## BEGIN Records shown

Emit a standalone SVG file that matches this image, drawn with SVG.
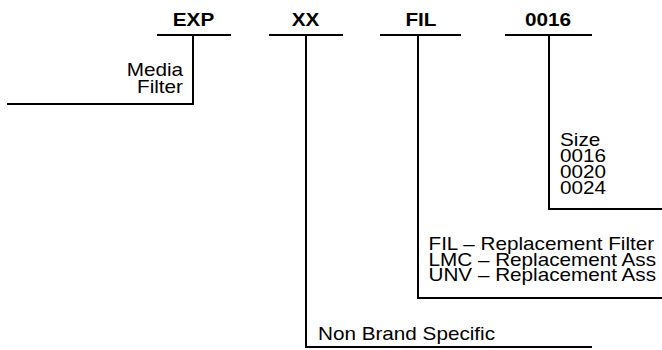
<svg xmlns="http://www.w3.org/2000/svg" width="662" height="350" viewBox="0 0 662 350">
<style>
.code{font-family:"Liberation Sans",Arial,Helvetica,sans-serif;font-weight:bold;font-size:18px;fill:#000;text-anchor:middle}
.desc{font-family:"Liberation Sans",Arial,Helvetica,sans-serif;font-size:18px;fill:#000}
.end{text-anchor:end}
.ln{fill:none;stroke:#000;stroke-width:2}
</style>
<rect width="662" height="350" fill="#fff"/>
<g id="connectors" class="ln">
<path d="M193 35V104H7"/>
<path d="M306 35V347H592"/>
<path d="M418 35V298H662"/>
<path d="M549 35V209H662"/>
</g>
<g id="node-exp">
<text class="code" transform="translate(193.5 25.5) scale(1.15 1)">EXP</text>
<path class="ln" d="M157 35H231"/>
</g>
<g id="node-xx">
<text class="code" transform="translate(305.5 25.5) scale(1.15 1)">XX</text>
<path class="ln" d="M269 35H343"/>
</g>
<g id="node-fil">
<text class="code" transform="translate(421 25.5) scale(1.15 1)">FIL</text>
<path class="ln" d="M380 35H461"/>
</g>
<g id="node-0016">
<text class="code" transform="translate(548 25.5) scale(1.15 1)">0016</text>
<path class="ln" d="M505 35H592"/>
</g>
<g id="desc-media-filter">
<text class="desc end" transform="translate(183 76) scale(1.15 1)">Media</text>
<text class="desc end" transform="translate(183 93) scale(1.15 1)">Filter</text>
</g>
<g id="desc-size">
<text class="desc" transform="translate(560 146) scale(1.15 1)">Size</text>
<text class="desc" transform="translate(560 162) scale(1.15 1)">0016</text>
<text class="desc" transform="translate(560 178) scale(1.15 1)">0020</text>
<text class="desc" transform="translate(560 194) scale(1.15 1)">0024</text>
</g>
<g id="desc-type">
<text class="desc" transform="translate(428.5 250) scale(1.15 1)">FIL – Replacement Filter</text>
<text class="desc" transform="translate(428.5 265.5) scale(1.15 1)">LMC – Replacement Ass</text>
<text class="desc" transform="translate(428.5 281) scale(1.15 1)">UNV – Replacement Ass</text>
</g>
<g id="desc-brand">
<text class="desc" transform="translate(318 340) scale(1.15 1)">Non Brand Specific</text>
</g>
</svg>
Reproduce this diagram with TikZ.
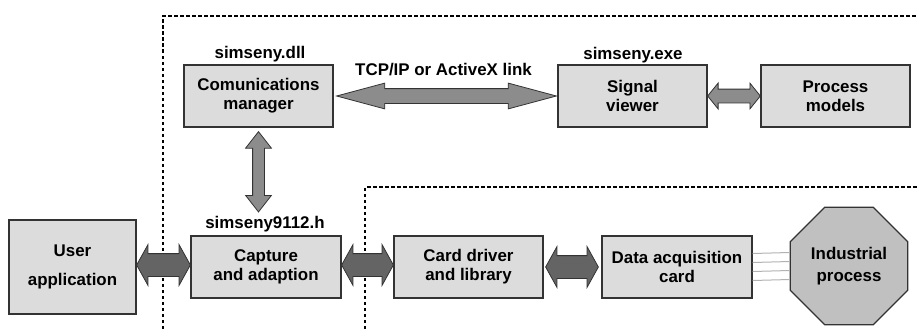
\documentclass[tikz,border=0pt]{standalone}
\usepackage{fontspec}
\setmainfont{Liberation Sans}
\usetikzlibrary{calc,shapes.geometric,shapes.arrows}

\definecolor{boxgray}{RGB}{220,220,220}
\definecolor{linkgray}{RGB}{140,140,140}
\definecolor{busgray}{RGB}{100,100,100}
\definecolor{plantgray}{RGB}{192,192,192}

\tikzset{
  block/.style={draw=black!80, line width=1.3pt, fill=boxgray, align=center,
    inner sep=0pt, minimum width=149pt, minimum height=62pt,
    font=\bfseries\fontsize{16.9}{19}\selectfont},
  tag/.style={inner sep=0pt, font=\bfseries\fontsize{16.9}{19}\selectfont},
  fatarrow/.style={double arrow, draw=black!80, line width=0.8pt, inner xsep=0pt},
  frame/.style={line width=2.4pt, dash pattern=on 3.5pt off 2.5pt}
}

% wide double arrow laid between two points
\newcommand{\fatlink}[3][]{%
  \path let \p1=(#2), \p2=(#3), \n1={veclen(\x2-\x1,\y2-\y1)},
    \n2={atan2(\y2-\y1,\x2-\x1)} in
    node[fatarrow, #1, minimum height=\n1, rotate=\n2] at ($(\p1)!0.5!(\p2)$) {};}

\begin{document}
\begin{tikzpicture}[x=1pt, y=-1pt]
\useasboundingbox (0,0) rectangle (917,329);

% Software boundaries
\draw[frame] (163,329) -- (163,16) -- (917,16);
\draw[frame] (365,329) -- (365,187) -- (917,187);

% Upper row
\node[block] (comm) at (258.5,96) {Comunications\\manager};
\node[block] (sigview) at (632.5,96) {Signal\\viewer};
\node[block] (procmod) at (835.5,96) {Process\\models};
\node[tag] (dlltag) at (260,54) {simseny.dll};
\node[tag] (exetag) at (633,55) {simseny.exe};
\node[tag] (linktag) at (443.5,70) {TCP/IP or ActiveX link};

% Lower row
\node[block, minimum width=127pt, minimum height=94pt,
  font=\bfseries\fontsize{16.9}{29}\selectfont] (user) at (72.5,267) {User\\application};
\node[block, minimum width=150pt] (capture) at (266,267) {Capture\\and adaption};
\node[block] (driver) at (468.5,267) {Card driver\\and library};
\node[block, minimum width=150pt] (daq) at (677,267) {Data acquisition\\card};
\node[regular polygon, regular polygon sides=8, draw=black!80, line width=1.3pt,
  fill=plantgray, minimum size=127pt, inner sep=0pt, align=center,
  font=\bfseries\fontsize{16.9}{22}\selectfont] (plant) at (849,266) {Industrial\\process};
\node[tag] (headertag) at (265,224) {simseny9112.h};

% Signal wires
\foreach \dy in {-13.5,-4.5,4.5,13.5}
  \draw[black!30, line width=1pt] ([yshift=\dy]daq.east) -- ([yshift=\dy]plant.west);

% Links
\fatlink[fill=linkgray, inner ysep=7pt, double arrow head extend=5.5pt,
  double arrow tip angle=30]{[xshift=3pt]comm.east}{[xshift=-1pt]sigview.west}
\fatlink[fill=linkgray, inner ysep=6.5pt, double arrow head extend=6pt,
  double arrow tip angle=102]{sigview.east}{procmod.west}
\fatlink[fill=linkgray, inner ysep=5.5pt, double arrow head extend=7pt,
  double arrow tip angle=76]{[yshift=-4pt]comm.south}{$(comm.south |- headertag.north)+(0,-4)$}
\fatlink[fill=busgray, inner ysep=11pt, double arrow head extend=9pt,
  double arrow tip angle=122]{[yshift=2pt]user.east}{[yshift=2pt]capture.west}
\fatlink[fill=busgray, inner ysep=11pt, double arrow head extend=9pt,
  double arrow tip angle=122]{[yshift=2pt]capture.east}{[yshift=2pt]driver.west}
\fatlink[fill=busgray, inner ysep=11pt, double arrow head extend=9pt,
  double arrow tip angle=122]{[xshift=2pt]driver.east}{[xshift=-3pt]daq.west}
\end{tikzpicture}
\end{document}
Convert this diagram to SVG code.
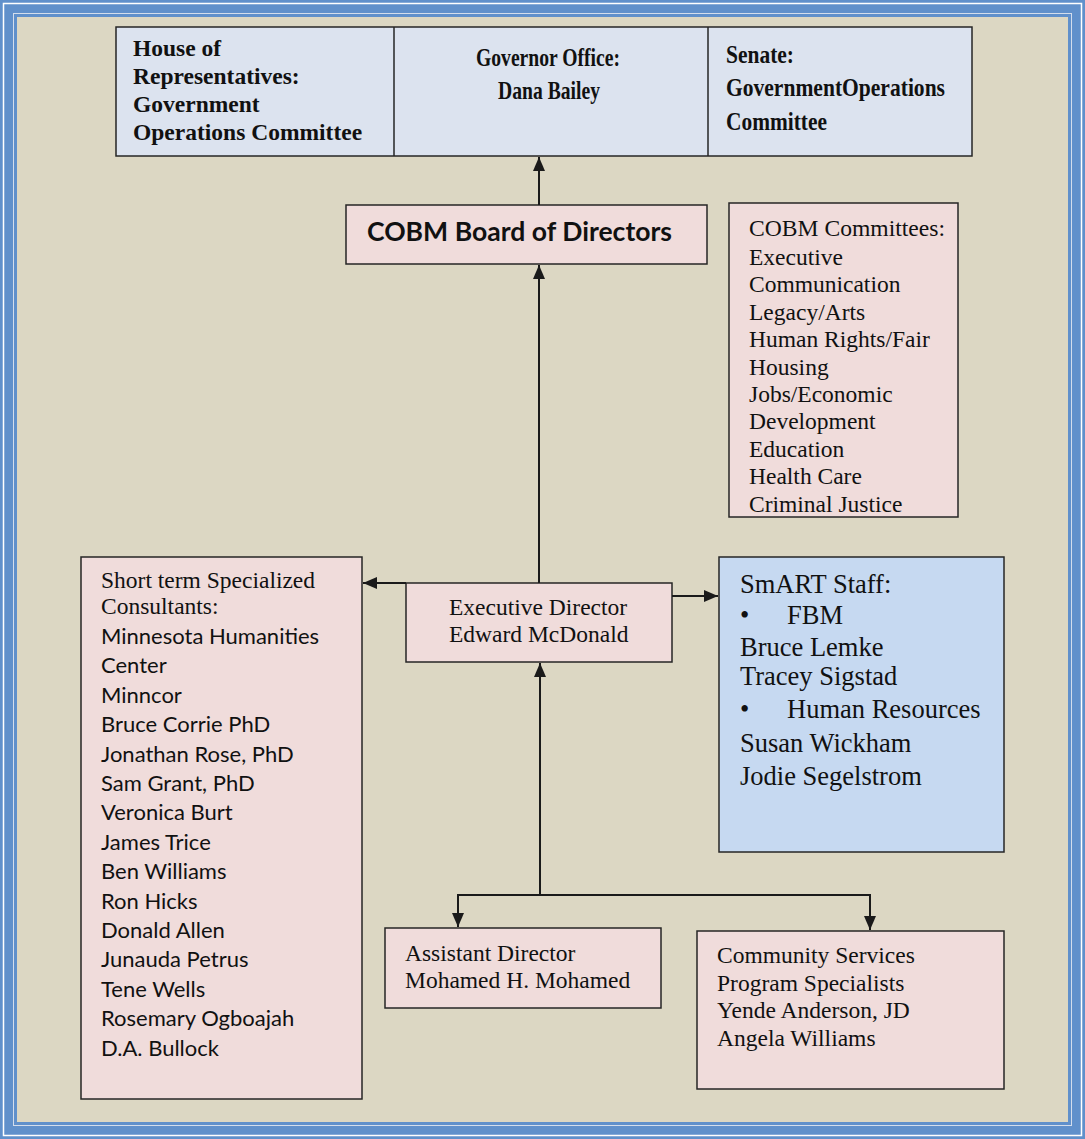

## END Records shown

Task
Give back the whole listing as it stands, minus its pictures.

Complete answer
Emit a standalone SVG file that matches this image, drawn with SVG.
<svg xmlns="http://www.w3.org/2000/svg" width="662" height="350" viewBox="0 0 662 350">
<style>
.code{font-family:"Liberation Sans",Arial,Helvetica,sans-serif;font-weight:bold;font-size:18px;fill:#000;text-anchor:middle}
.desc{font-family:"Liberation Sans",Arial,Helvetica,sans-serif;font-size:18px;fill:#000}
.end{text-anchor:end}
.ln{fill:none;stroke:#000;stroke-width:2}
</style>
<rect width="662" height="350" fill="#fff"/>
<g id="connectors" class="ln">
<path d="M193 35V104H7"/>
<path d="M306 35V347H592"/>
<path d="M418 35V298H662"/>
<path d="M549 35V209H662"/>
</g>
<g id="node-exp">
<text class="code" transform="translate(193.5 25.5) scale(1.15 1)">EXP</text>
<path class="ln" d="M157 35H231"/>
</g>
<g id="node-xx">
<text class="code" transform="translate(305.5 25.5) scale(1.15 1)">XX</text>
<path class="ln" d="M269 35H343"/>
</g>
<g id="node-fil">
<text class="code" transform="translate(421 25.5) scale(1.15 1)">FIL</text>
<path class="ln" d="M380 35H461"/>
</g>
<g id="node-0016">
<text class="code" transform="translate(548 25.5) scale(1.15 1)">0016</text>
<path class="ln" d="M505 35H592"/>
</g>
<g id="desc-media-filter">
<text class="desc end" transform="translate(183 76) scale(1.15 1)">Media</text>
<text class="desc end" transform="translate(183 93) scale(1.15 1)">Filter</text>
</g>
<g id="desc-size">
<text class="desc" transform="translate(560 146) scale(1.15 1)">Size</text>
<text class="desc" transform="translate(560 162) scale(1.15 1)">0016</text>
<text class="desc" transform="translate(560 178) scale(1.15 1)">0020</text>
<text class="desc" transform="translate(560 194) scale(1.15 1)">0024</text>
</g>
<g id="desc-type">
<text class="desc" transform="translate(428.5 250) scale(1.15 1)">FIL – Replacement Filter</text>
<text class="desc" transform="translate(428.5 265.5) scale(1.15 1)">LMC – Replacement Ass</text>
<text class="desc" transform="translate(428.5 281) scale(1.15 1)">UNV – Replacement Ass</text>
</g>
<g id="desc-brand">
<text class="desc" transform="translate(318 340) scale(1.15 1)">Non Brand Specific</text>
</g>
</svg>
Reproduce this diagram with TikZ.
\documentclass[tikz,border=0pt]{standalone}
\usepackage{fontspec}
\setmainfont{Liberation Sans}
\usetikzlibrary{calc,shapes.geometric,shapes.arrows}

\definecolor{boxgray}{RGB}{220,220,220}
\definecolor{linkgray}{RGB}{140,140,140}
\definecolor{busgray}{RGB}{100,100,100}
\definecolor{plantgray}{RGB}{192,192,192}

\tikzset{
  block/.style={draw=black!80, line width=1.3pt, fill=boxgray, align=center,
    inner sep=0pt, minimum width=149pt, minimum height=62pt,
    font=\bfseries\fontsize{16.9}{19}\selectfont},
  tag/.style={inner sep=0pt, font=\bfseries\fontsize{16.9}{19}\selectfont},
  fatarrow/.style={double arrow, draw=black!80, line width=0.8pt, inner xsep=0pt},
  frame/.style={line width=2.4pt, dash pattern=on 3.5pt off 2.5pt}
}

% wide double arrow laid between two points
\newcommand{\fatlink}[3][]{%
  \path let \p1=(#2), \p2=(#3), \n1={veclen(\x2-\x1,\y2-\y1)},
    \n2={atan2(\y2-\y1,\x2-\x1)} in
    node[fatarrow, #1, minimum height=\n1, rotate=\n2] at ($(\p1)!0.5!(\p2)$) {};}

\begin{document}
\begin{tikzpicture}[x=1pt, y=-1pt]
\useasboundingbox (0,0) rectangle (917,329);

% Software boundaries
\draw[frame] (163,329) -- (163,16) -- (917,16);
\draw[frame] (365,329) -- (365,187) -- (917,187);

% Upper row
\node[block] (comm) at (258.5,96) {Comunications\\manager};
\node[block] (sigview) at (632.5,96) {Signal\\viewer};
\node[block] (procmod) at (835.5,96) {Process\\models};
\node[tag] (dlltag) at (260,54) {simseny.dll};
\node[tag] (exetag) at (633,55) {simseny.exe};
\node[tag] (linktag) at (443.5,70) {TCP/IP or ActiveX link};

% Lower row
\node[block, minimum width=127pt, minimum height=94pt,
  font=\bfseries\fontsize{16.9}{29}\selectfont] (user) at (72.5,267) {User\\application};
\node[block, minimum width=150pt] (capture) at (266,267) {Capture\\and adaption};
\node[block] (driver) at (468.5,267) {Card driver\\and library};
\node[block, minimum width=150pt] (daq) at (677,267) {Data acquisition\\card};
\node[regular polygon, regular polygon sides=8, draw=black!80, line width=1.3pt,
  fill=plantgray, minimum size=127pt, inner sep=0pt, align=center,
  font=\bfseries\fontsize{16.9}{22}\selectfont] (plant) at (849,266) {Industrial\\process};
\node[tag] (headertag) at (265,224) {simseny9112.h};

% Signal wires
\foreach \dy in {-13.5,-4.5,4.5,13.5}
  \draw[black!30, line width=1pt] ([yshift=\dy]daq.east) -- ([yshift=\dy]plant.west);

% Links
\fatlink[fill=linkgray, inner ysep=7pt, double arrow head extend=5.5pt,
  double arrow tip angle=30]{[xshift=3pt]comm.east}{[xshift=-1pt]sigview.west}
\fatlink[fill=linkgray, inner ysep=6.5pt, double arrow head extend=6pt,
  double arrow tip angle=102]{sigview.east}{procmod.west}
\fatlink[fill=linkgray, inner ysep=5.5pt, double arrow head extend=7pt,
  double arrow tip angle=76]{[yshift=-4pt]comm.south}{$(comm.south |- headertag.north)+(0,-4)$}
\fatlink[fill=busgray, inner ysep=11pt, double arrow head extend=9pt,
  double arrow tip angle=122]{[yshift=2pt]user.east}{[yshift=2pt]capture.west}
\fatlink[fill=busgray, inner ysep=11pt, double arrow head extend=9pt,
  double arrow tip angle=122]{[yshift=2pt]capture.east}{[yshift=2pt]driver.west}
\fatlink[fill=busgray, inner ysep=11pt, double arrow head extend=9pt,
  double arrow tip angle=122]{[xshift=2pt]driver.east}{[xshift=-3pt]daq.west}
\end{tikzpicture}
\end{document}
Convert this diagram to SVG code.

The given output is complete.